-- DATA start --

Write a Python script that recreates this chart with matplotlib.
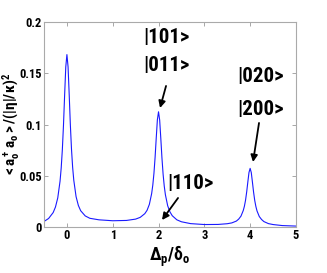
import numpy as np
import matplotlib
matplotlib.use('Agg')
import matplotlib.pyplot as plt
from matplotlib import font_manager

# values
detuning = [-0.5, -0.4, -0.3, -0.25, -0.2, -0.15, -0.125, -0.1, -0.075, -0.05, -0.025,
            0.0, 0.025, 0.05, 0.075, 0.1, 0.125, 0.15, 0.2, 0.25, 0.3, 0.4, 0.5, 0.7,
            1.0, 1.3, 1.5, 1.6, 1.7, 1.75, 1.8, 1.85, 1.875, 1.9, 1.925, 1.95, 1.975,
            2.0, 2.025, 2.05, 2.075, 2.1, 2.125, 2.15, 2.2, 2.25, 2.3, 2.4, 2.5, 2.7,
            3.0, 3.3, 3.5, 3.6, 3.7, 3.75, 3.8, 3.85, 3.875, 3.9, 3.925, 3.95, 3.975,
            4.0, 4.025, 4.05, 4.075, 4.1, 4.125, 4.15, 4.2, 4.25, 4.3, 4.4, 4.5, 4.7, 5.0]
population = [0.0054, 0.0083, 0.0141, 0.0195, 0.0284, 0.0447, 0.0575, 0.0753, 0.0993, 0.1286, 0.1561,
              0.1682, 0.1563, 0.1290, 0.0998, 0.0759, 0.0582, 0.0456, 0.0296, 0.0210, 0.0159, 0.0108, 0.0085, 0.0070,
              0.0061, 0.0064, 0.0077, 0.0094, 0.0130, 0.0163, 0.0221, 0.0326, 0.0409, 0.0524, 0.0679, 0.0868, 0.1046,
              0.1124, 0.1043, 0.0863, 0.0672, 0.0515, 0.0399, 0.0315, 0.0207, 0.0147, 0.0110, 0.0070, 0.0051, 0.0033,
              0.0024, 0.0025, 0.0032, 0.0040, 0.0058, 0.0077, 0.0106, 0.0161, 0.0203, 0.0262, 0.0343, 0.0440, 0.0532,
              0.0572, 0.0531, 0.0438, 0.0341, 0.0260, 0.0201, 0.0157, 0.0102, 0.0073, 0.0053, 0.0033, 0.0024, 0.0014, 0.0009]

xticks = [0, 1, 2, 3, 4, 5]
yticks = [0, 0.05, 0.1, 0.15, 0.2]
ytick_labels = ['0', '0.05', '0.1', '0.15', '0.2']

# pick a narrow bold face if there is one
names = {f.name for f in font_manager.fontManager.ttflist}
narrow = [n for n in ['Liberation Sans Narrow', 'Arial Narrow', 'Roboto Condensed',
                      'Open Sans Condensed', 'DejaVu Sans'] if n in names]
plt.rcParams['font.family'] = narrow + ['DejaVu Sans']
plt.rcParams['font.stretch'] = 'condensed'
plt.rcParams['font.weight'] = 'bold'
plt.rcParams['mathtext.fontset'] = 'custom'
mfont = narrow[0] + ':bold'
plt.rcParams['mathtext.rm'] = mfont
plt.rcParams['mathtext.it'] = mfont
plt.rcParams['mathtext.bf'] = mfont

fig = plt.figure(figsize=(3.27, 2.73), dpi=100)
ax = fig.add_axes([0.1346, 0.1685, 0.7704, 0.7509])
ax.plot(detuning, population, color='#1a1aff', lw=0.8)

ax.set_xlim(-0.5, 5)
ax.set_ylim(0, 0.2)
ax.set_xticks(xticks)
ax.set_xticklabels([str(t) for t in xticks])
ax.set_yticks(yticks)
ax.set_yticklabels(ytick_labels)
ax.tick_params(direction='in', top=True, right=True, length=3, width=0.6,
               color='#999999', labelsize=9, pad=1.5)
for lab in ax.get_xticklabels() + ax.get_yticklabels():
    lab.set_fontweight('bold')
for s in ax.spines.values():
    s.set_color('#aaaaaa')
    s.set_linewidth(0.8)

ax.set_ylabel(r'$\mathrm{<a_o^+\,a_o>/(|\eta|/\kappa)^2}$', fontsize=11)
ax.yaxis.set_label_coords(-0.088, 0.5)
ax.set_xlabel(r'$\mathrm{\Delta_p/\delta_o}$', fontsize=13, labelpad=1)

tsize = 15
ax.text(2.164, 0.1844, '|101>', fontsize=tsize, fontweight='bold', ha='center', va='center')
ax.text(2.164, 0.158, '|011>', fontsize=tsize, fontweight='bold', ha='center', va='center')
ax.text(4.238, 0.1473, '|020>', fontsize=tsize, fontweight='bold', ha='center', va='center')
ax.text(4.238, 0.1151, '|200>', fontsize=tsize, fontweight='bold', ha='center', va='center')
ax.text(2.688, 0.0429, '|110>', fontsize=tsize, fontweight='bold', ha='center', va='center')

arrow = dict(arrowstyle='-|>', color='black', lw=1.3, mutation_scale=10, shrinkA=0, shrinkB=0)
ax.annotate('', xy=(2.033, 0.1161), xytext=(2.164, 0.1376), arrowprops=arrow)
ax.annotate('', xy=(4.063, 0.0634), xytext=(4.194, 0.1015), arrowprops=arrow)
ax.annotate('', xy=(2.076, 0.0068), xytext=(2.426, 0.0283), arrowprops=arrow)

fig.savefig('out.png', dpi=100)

-- DATA end --

**EXERCISE PROMPT**
Report all lines of the data that include the word "matplotlib".

**WRITTEN REPLY**
Write a Python script that recreates this chart with matplotlib.
import matplotlib
matplotlib.use('Agg')
import matplotlib.pyplot as plt
from matplotlib import font_manager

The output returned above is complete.